Il adhère en 1933 au Parti Communiste au moment où, dans le sillage de celui de l'Union Soviétique (URSS) celui-ci encourage les artistes à promouvoir le courant dit du "réalisme socialiste". Édouard Pignon souhaite, lui aussi, donner à ses œuvres un "aspect social", "s'adresser au prolétariat" par l'utilisation d'un "langage populaire" qui favorise les luttes et la "conquête du pouvoir", mais il veut le faire de manière plus personnelle et moins démagogique que celle prônée par l'URSS. Dans cette période, il peint Les Fusillés, Hommage aux mineurs des Asturies, et en 1936 son premier Ouvrier mort, inspiré par le coup de grisou de La Clarence.

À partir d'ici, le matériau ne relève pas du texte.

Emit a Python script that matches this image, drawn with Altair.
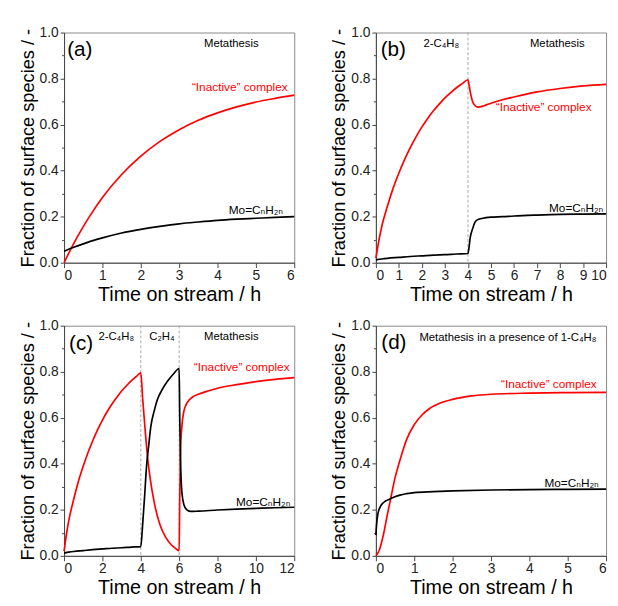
import altair as alt
import pandas as pd

FONT = "Liberation Sans, DejaVu Sans, Arial"
RED = "#ff0000"
BLACK = "#000000"

# ---------------- panel (a) ----------------
a_red_t = [0, 0.25, 0.5, 0.75, 1, 1.5, 2, 2.5, 3, 3.5, 4, 4.5, 5, 5.5, 6]
a_red = [0, 0.083, 0.157, 0.223, 0.283, 0.383, 0.463, 0.527, 0.578, 0.619, 0.651, 0.677, 0.698, 0.714, 0.728]
a_blk_t = [0, 0.25, 0.5, 0.75, 1, 1.5, 2, 2.5, 3, 3.5, 4, 4.5, 5, 5.5, 6]
a_blk = [0.05, 0.067, 0.082, 0.096, 0.108, 0.129, 0.145, 0.158, 0.169, 0.177, 0.184, 0.189, 0.193, 0.197, 0.2]

# ---------------- panel (b) ----------------
b_red_t = [0, 0.05, 0.1, 0.25, 0.5, 0.75, 1, 1.25, 1.5, 1.75, 2, 2.25, 2.5, 2.75, 3, 3.25, 3.5, 3.75, 4,
           4.05, 4.1, 4.2, 4.3, 4.45, 4.7, 5, 5.5, 6, 7, 8, 9, 10]
b_red = [0.02, 0.05, 0.08, 0.155, 0.245, 0.324, 0.39, 0.449, 0.501, 0.548, 0.59, 0.627, 0.66, 0.689, 0.716, 0.739, 0.76, 0.778, 0.795,
         0.77, 0.742, 0.70, 0.683, 0.676, 0.682, 0.693, 0.708, 0.72, 0.742, 0.757, 0.768, 0.775]
b_blk_t = [0, 0.25, 0.5, 1, 1.5, 2, 2.5, 3, 3.5, 4, 4.05, 4.1, 4.2, 4.3, 4.4, 4.6, 5, 5.5, 6, 7, 8, 9, 10]
b_blk = [0.012, 0.016, 0.019, 0.023, 0.027, 0.03, 0.033, 0.035, 0.038, 0.04, 0.07, 0.11, 0.147, 0.175, 0.186, 0.192, 0.198, 0.2, 0.203, 0.207, 0.21, 0.211, 0.212]

# ---------------- panel (c) ----------------
c_red_t = [0, 0.05, 0.1, 0.25, 0.5, 0.75, 1, 1.25, 1.5, 1.75, 2, 2.25, 2.5, 2.75, 3, 3.25, 3.5, 3.75, 4,
           4.1, 4.2, 4.35, 4.5, 4.7, 5, 5.3, 5.6, 5.8, 6,
           6.03, 6.07, 6.15, 6.25, 6.35, 6.5, 6.7, 7, 7.5, 8, 9, 10, 11, 12]
c_red = [0.02, 0.05, 0.08, 0.155, 0.245, 0.324, 0.39, 0.449, 0.501, 0.548, 0.59, 0.627, 0.66, 0.689, 0.716, 0.739, 0.76, 0.778, 0.795,
         0.68, 0.575, 0.43, 0.33, 0.232, 0.135, 0.08, 0.047, 0.033, 0.022,
         0.25, 0.45, 0.57, 0.63, 0.655, 0.675, 0.69, 0.702, 0.716, 0.728, 0.744, 0.757, 0.767, 0.774]
c_blk_t = [0, 0.25, 0.5, 1, 1.5, 2, 2.5, 3, 3.5, 4, 4.1, 4.2, 4.3, 4.4, 4.53, 4.7, 4.87, 5.1, 5.38, 5.7, 6,
           6.03, 6.07, 6.12, 6.2, 6.32, 6.45, 6.6, 7, 8, 9, 10, 11, 12]
c_blk = [0.012, 0.016, 0.019, 0.023, 0.027, 0.03, 0.033, 0.035, 0.038, 0.04, 0.14, 0.26, 0.39, 0.47, 0.566, 0.63, 0.68, 0.72, 0.757, 0.79, 0.814,
         0.6, 0.42, 0.3, 0.24, 0.208, 0.197, 0.193, 0.194, 0.199, 0.203, 0.206, 0.209, 0.211]

# ---------------- panel (d) ----------------
d_red_t = [0, 0.05, 0.1, 0.15, 0.2, 0.3, 0.4, 0.5, 0.6, 0.7, 0.8, 1, 1.2, 1.4, 1.7, 2, 2.5, 3, 4, 5, 6]
d_red = [0, 0.012, 0.03, 0.06, 0.095, 0.18, 0.26, 0.34, 0.4, 0.455, 0.505, 0.57, 0.612, 0.64, 0.665, 0.68, 0.695, 0.702, 0.707, 0.709, 0.71]
d_blk_t = [0, 0.02, 0.05, 0.08, 0.12, 0.16, 0.25, 0.38, 0.5, 0.63, 0.8, 1, 1.5, 2, 3, 4, 5, 6]
d_blk = [0.09, 0.14, 0.18, 0.2, 0.215, 0.225, 0.238, 0.248, 0.257, 0.264, 0.27, 0.275, 0.279, 0.282, 0.286, 0.288, 0.289, 0.29]

# tick labels
y_ticks = [0.0, 0.1, 0.2, 0.3, 0.4, 0.5, 0.6, 0.7, 0.8, 0.9, 1.0]
a_xticks = [0, 1, 2, 3, 4, 5, 6]
b_xticks = [0, 1, 2, 3, 4, 5, 6, 7, 8, 9, 10]
c_xticks = [0, 2, 4, 6, 8, 10, 12]
d_xticks = [0, 1, 2, 3, 4, 5, 6]

# annotations: (t, v, text) -- v is the text baseline
INACT = "\u201cInactive\u201d complex"
MO = "Mo=C\u2099H\u2082\u2099"
a_tag = [(0.08, 0.9, "(a)")]
a_head = [(4.36, 0.937, "Metathesis")]
a_red_lbl = [(4.58, 0.747, INACT)]
a_blk_lbl = [(5.0, 0.213, MO)]

b_tag = [(0.21, 0.9, "(b)")]
b_head = [(2.84, 0.936, "2-C\u2084H\u2088"), (7.88, 0.936, "Metathesis")]
b_red_lbl = [(7.29, 0.657, INACT)]
b_blk_lbl = [(8.7, 0.22, MO)]
b_rules = [4]

c_tag = [(0.26, 0.895, "(c)")]
c_head = [(2.72, 0.936, "2-C\u2084H\u2088"), (5.1, 0.936, "C\u2082H\u2084"), (8.72, 0.936, "Metathesis")]
c_red_lbl = [(9.26, 0.802, INACT)]
c_blk_lbl = [(10.38, 0.215, MO)]
c_rules = [4, 6]

d_tag = [(0.14, 0.9, "(d)")]
d_head = [(3.44, 0.934, "Metathesis in a presence of 1-C\u2084H\u2088")]
d_red_lbl = [(4.51, 0.731, INACT)]
d_blk_lbl = [(5.1, 0.3, MO)]

W = 234
H = 234


def tdf(items):
    return pd.DataFrame(items, columns=["t", "v", "label"])


def panel(red_t, red_v, blk_t, blk_v, xdom, xticks, tag, head, red_lbl, blk_lbl, rules, flush=False):
    xaxis_kw = dict(values=xticks, format="d", title="Time on stream / h", labelOverlap=False)
    if flush:
        xaxis_kw["labelFlush"] = True
    x = alt.X("t:Q", scale=alt.Scale(domain=xdom, nice=False, zero=False), axis=alt.Axis(**xaxis_kw))
    y = alt.Y("v:Q", scale=alt.Scale(domain=[0, 1], nice=False),
              axis=alt.Axis(values=y_ticks, labelOverlap=False,
                            labelExpr="round(datum.value*10) % 2 == 0 ? format(datum.value, '.1f') : ''",
                            tickSize={"condition": {"test": "round(datum.value*10) % 2 == 1", "value": 2.5}, "value": 4},
                            title="Fraction of surface species / -"))
    df = pd.concat([
        pd.DataFrame({"t": red_t, "v": red_v, "s": "inactive"}),
        pd.DataFrame({"t": blk_t, "v": blk_v, "s": "mo"}),
    ])
    layers = []
    if rules:
        layers.append(alt.Chart(pd.DataFrame({"t": rules})).mark_rule(
            color="#aaaaaa", strokeDash=[3, 2], strokeWidth=1).encode(x=x))
    layers.append(alt.Chart(df).mark_line(strokeWidth=1.7, interpolate="monotone").encode(
        x=x, y=y,
        color=alt.Color("s:N", scale=alt.Scale(domain=["inactive", "mo"], range=[RED, BLACK]), legend=None)))
    layers.append(alt.Chart(tdf(tag)).mark_text(fontSize=21, color="#000", font=FONT, align="left",
                                                baseline="alphabetic").encode(x=x, y=y, text="label:N"))
    layers.append(alt.Chart(tdf(head)).mark_text(fontSize=11.5, color="#000", font=FONT,
                                                 baseline="alphabetic").encode(x=x, y=y, text="label:N"))
    layers.append(alt.Chart(tdf(red_lbl)).mark_text(fontSize=12, color=RED, font=FONT,
                                                    baseline="alphabetic").encode(x=x, y=y, text="label:N"))
    layers.append(alt.Chart(tdf(blk_lbl)).mark_text(fontSize=12, color="#000", font=FONT,
                                                    baseline="alphabetic").encode(x=x, y=y, text="label:N"))
    return alt.layer(*layers).properties(width=W, height=H)


pa = panel(a_red_t, a_red, a_blk_t, a_blk, [0, 6], a_xticks, a_tag, a_head, a_red_lbl, a_blk_lbl, [])
pb = panel(b_red_t, b_red, b_blk_t, b_blk, [0, 10], b_xticks, b_tag, b_head, b_red_lbl, b_blk_lbl, b_rules, flush=True)
pc = panel(c_red_t, c_red, c_blk_t, c_blk, [0, 12], c_xticks, c_tag, c_head, c_red_lbl, c_blk_lbl, c_rules)
pd_ = panel(d_red_t, d_red, d_blk_t, d_blk, [0, 6], d_xticks, d_tag, d_head, d_red_lbl, d_blk_lbl, [])

chart = alt.vconcat(
    alt.hconcat(pa, pb, spacing=32),
    alt.hconcat(pc, pd_, spacing=32),
    spacing=13,
).configure(
    font=FONT,
    padding={"left": 10, "top": 12, "right": 0, "bottom": 0},
).configure_view(
    stroke="#888888", strokeWidth=1,
).configure_axis(
    grid=False,
    labelFont=FONT, titleFont=FONT,
    labelFontSize=14, titleFontWeight="normal",
    labelColor="#222222", titleColor="#000000",
    tickColor="#444444", domainColor="#444444",
    titlePadding=2,
).configure_axisX(
    titleFontSize=20, labelPadding=1,
).configure_axisY(
    titleFontSize=18.5, labelPadding=2,
)

chart.save("out.html", embed_options={"renderer": "svg", "actions": False})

Après la Libération, il se rend régulièrement dans sa famille à Marles-les-Mines. Ces séjours inspireront sa femme, l'écrivain Hélène Parmelin, qui dépeindra la vie des mineurs et de leurs familles dans Léonard et l'autre monde (1957). C'est la période des séries de dessins et de peintures sur les mineurs dont le Jeune mineur à la cigarette (1949). C'est au cours d'un séjour chez Picasso à Valauris en 1951, qu'il entame les études pour son deuxième Ouvrier mort (1). Cette version grandiose de trois mètres de long dont Picasso dira qu'elle est "le Guernica" de Pignon, juxtapose la mort et la maternité, dans des tonalités de bleus, gris et bruns. Elle sera critiquée parce qu'elle ne répondait pas surtout à l'esthétique réaliste socialiste prônée par le Parti communiste et son chef de file, le peintre André Fougeron.

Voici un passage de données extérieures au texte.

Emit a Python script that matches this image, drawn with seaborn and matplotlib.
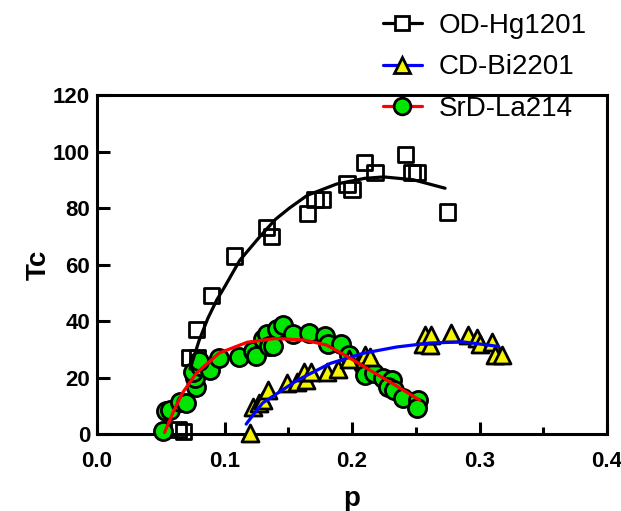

Les liens de Pignon avec le pays minier seront réguliers dans son œuvre. Dans l'année 1958, il se rend très régulièrement à Marles pour assister aux combats de coqs qui deviennent un des thèmes centraux de sa peinture jusqu'à la fin des années 1970. En 1977, il réalise un Combat de coqs pour la ville de Marles-les-Mines.

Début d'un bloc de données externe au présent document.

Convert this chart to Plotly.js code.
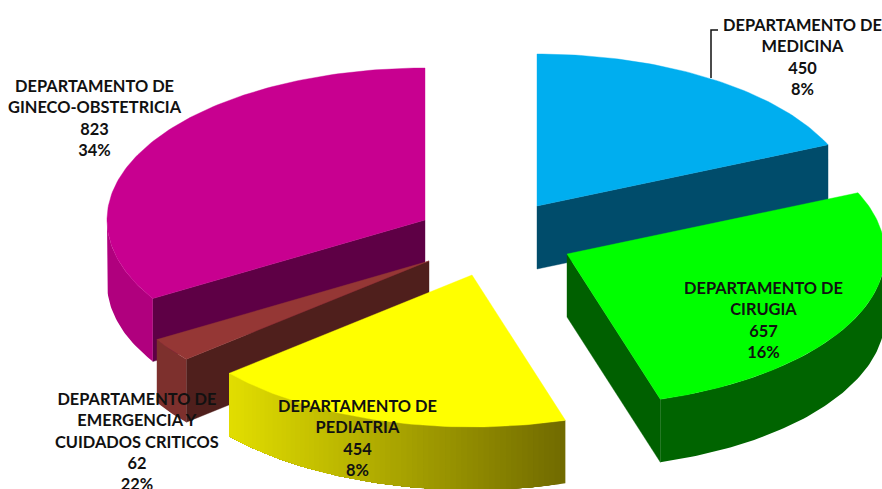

Le mineur interviewé évoque le choc qu'il a ressenti après avoir vu la toile de L'Ouvrier mort (certainement celle de 1952). La vue de celle-ci lui a rappelé un accident dont il avait été témoin. Le réalisme, assumé, de l'artiste dans la représentation de la mort accidentelle d'un ouvrier au fond est tel, que ses pairs s'y reconnaissent et ressentent, en regardant le tableau, une très forte émotion qui leur rappelle des moments vécus de leur dangereuse vie professionnelle, mais aussi la douleur des familles et des camarades de travail face à la mort de l'un des leurs. Même accroché à une cimaise sur un mur de musée, l'impression demeure forte comme le peintre l'a voulue.
(1) La toile de 1936 est exposée au Musée National d'Art Moderne à Paris, la toile de 1952 est au Centre Georges Pompidou. Quelques dessins préparatoires réalisés à Valauris sont déposés au Musée de l'Hospice Saint-Roch d'Issoudin.